● **Required task**:
Write the lines out again, from the top of the material to the line containing "minimum width=594pt, minimum", pictures excluded.

● **Dataset extract**:
-------

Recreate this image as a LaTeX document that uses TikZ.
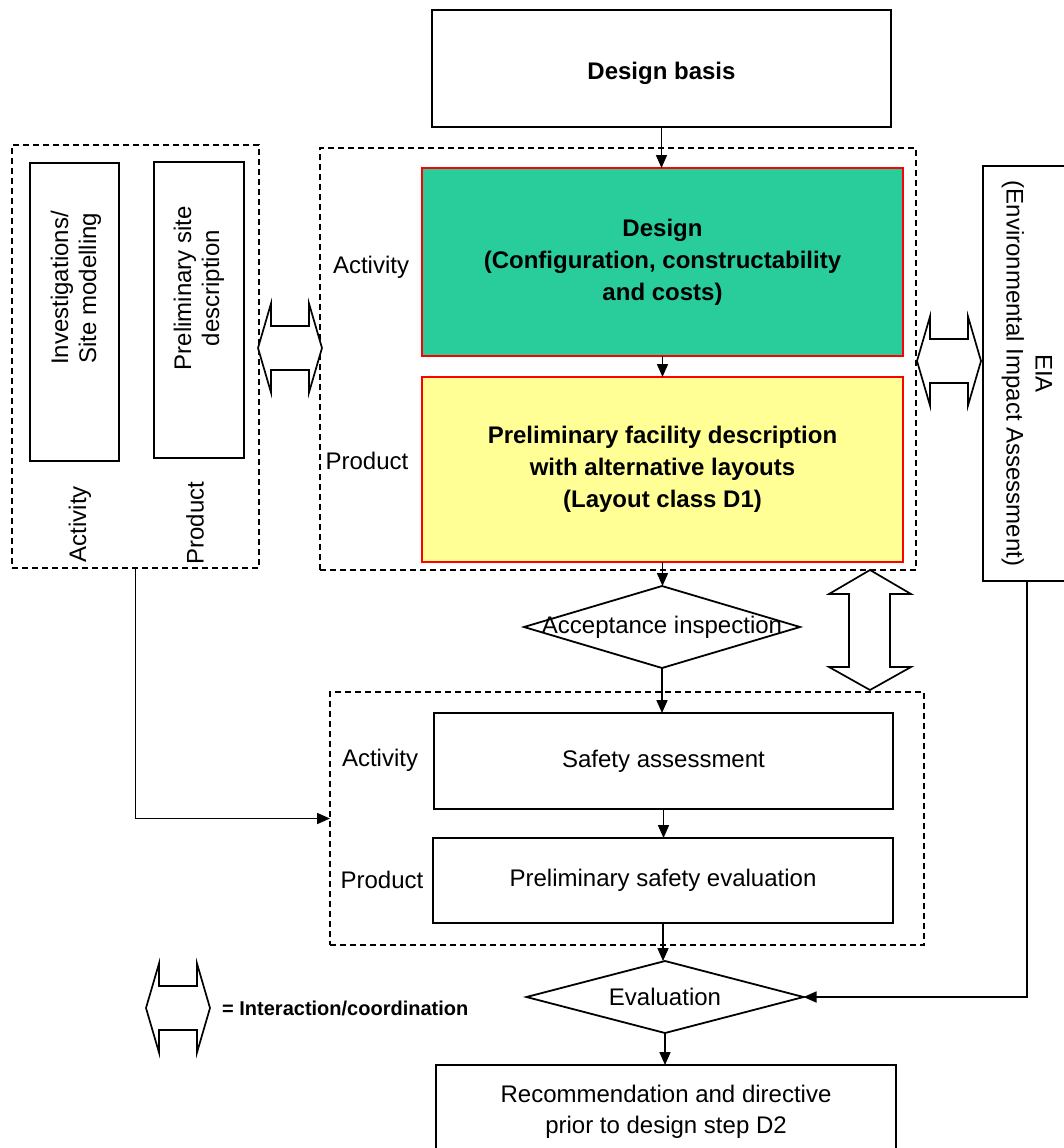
\documentclass[tikz,border=0pt]{standalone}
\usepackage{fontspec}
\setmainfont{Liberation Sans}
\usetikzlibrary{arrows.meta,shapes.geometric}
\definecolor{designgreen}{RGB}{40,205,155}
\definecolor{facyellow}{RGB}{255,255,150}
\begin{document}
\begin{tikzpicture}[x=1pt,y=-1pt,
  every node/.style={font=\fontsize{24}{31}\selectfont},
  box/.style={draw, line width=1.8pt, inner sep=0pt, outer sep=0pt, align=center},
  colbox/.style={box, draw=red, line width=1.5pt, font=\fontsize{24}{32}\selectfont\bfseries},
  grp/.style={draw, dash pattern=on 6pt off 4pt, line width=1.5pt, inner sep=0pt, outer sep=0pt},
  dia/.style={draw, diamond, line width=1.8pt, inner sep=0pt, outer sep=0pt},
  arr/.style={line width=1.7pt, -{Triangle[length=13pt,width=11pt]}},
  lbl/.style={inner sep=0pt, align=center},
  dblarrow/.style={draw, line width=1.7pt, fill=white, line join=miter},
  hdbl/.pic={\draw[dblarrow] (-32,0) -- (-19,-44.5) -- (-19,-22) -- (19,-22)
     -- (19,-44.5) -- (32,0) -- (19,44.5) -- (19,22) -- (-19,22)
     -- (-19,44.5) -- cycle;}
]
\useasboundingbox (0,0) rectangle (1064,1148);
\clip (0,0) rectangle (1064,1148);

% grouping frames
\node[grp, minimum width=247pt, minimum height=423pt] (leftgrp) at (135.5,356.5) {};
\node[grp, minimum width=596pt, minimum height=422pt] (topgrp) at (618,359) {};
\node[grp, minimum width=594pt, minimum height=253pt] (lowgrp) at (627,818.5) {};

% site investigation column
\node[box, minimum width=89pt, minimum height=298pt] (inv) at (74.5,312) {};
\node[lbl, rotate=90, font=\fontsize{24}{28}\selectfont] (invtxt) at (76,288) {Investigations/\\Site modelling};
\node[box, minimum width=90pt, minimum height=296pt] (psd) at (199,310) {};
\node[lbl, rotate=90, font=\fontsize{24}{28}\selectfont] (psdtxt) at (199,288) {Preliminary site\\description};
\node[lbl, rotate=90] (lact) at (80,524) {Activity};
\node[lbl, rotate=90] (lprod) at (195,523) {Product};

% design chain
\node[box, minimum width=459pt, minimum height=117pt] (basis) at (661.5,68.5) {};
\node[lbl, font=\fontsize{24}{31}\selectfont\bfseries] (basistxt) at (661.5,73) {Design basis};
\node[colbox, fill=designgreen, minimum width=481pt, minimum height=188pt] (design) at (662.5,262)
  {Design\\(Configuration, constructability\\and costs)};
\node[colbox, fill=facyellow, minimum width=481pt, minimum height=185pt] (facility) at (662.5,469.5)
  {Preliminary facility description\\with alternative layouts\\(Layout class D1)};
\node[lbl] (tact) at (371,267) {Activity};
\node[lbl] (tprod) at (367,461) {Product};

% environmental impact assessment
\node[box, minimum width=88pt, minimum height=415pt] (eia) at (1027,373.5) {};
\node[lbl, rotate=-90, font=\fontsize{24}{29}\selectfont] (eiatxt) at (eia) {EIA\\(Environmental Impact Assessment)};

% acceptance inspection
\node[dia, minimum width=276pt, minimum height=82pt] (accept) at (662,627) {};
\node[lbl] (accepttxt) at (accept) {Acceptance inspection};

% safety assessment
\node[box, minimum width=459pt, minimum height=96pt] (safety) at (663.5,761) {Safety assessment};
\node[box, minimum width=460pt, minimum height=85pt] (pse) at (663,880.5) {Preliminary safety evaluation};
\node[lbl] (sact) at (380,760) {Activity};
\node[lbl] (sprod) at (382,880) {Product};

% evaluation and outcome
\node[dia, minimum width=277pt, minimum height=72pt] (eval) at (665,997) {};
\node[lbl] (evaltxt) at (eval) {Evaluation};
\node[box, minimum width=460pt, minimum height=94pt] (rec) at (666,1112)
  {Recommendation and directive\\prior to design step D2};

% flow connectors
\draw[arr] (basis.south) -- (basis.south |- design.north);
\draw[arr] (design.south) -- (design.south |- facility.north);
\draw[arr] (facility.south) -- (facility.south |- accept.north);
\draw[arr] (accept.south) -- (accept.south |- safety.north);
\draw[arr] (safety.south) -- (safety.south |- pse.north);
\draw[arr] (pse.south) -- (pse.south |- eval.north);
\draw[arr] (eval.south) -- (eval.south |- rec.north);
\draw[arr] (leftgrp.south) |- (lowgrp.west);
\draw[arr] (eia.south) |- (eval.east);

% interaction / coordination arrows
\pic at (290,348) {hdbl};
\pic at (949,361) {hdbl};
\draw[dblarrow] (870,570) -- (911,594) -- (890,594) -- (890,667) -- (911,667)
  -- (870,690) -- (829,667) -- (849,667) -- (849,594) -- (829,594) -- cycle;

% legend
\pic at (178,1008) {hdbl};
\node[lbl, anchor=west, font=\fontsize{20}{24}\selectfont\bfseries] (legtxt) at (222,1008) {= Interaction/coordination};
\end{tikzpicture}
\end{document}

-------

● **Solution for this task**:
Recreate this image as a LaTeX document that uses TikZ.
\documentclass[tikz,border=0pt]{standalone}
\usepackage{fontspec}
\setmainfont{Liberation Sans}
\usetikzlibrary{arrows.meta,shapes.geometric}
\definecolor{designgreen}{RGB}{40,205,155}
\definecolor{facyellow}{RGB}{255,255,150}
\begin{document}
\begin{tikzpicture}[x=1pt,y=-1pt,
  every node/.style={font=\fontsize{24}{31}\selectfont},
  box/.style={draw, line width=1.8pt, inner sep=0pt, outer sep=0pt, align=center},
  colbox/.style={box, draw=red, line width=1.5pt, font=\fontsize{24}{32}\selectfont\bfseries},
  grp/.style={draw, dash pattern=on 6pt off 4pt, line width=1.5pt, inner sep=0pt, outer sep=0pt},
  dia/.style={draw, diamond, line width=1.8pt, inner sep=0pt, outer sep=0pt},
  arr/.style={line width=1.7pt, -{Triangle[length=13pt,width=11pt]}},
  lbl/.style={inner sep=0pt, align=center},
  dblarrow/.style={draw, line width=1.7pt, fill=white, line join=miter},
  hdbl/.pic={\draw[dblarrow] (-32,0) -- (-19,-44.5) -- (-19,-22) -- (19,-22)
     -- (19,-44.5) -- (32,0) -- (19,44.5) -- (19,22) -- (-19,22)
     -- (-19,44.5) -- cycle;}
]
\useasboundingbox (0,0) rectangle (1064,1148);
\clip (0,0) rectangle (1064,1148);

% grouping frames
\node[grp, minimum width=247pt, minimum height=423pt] (leftgrp) at (135.5,356.5) {};
\node[grp, minimum width=596pt, minimum height=422pt] (topgrp) at (618,359) {};
\node[grp, minimum width=594pt, minimum height=253pt] (lowgrp) at (627,818.5) {};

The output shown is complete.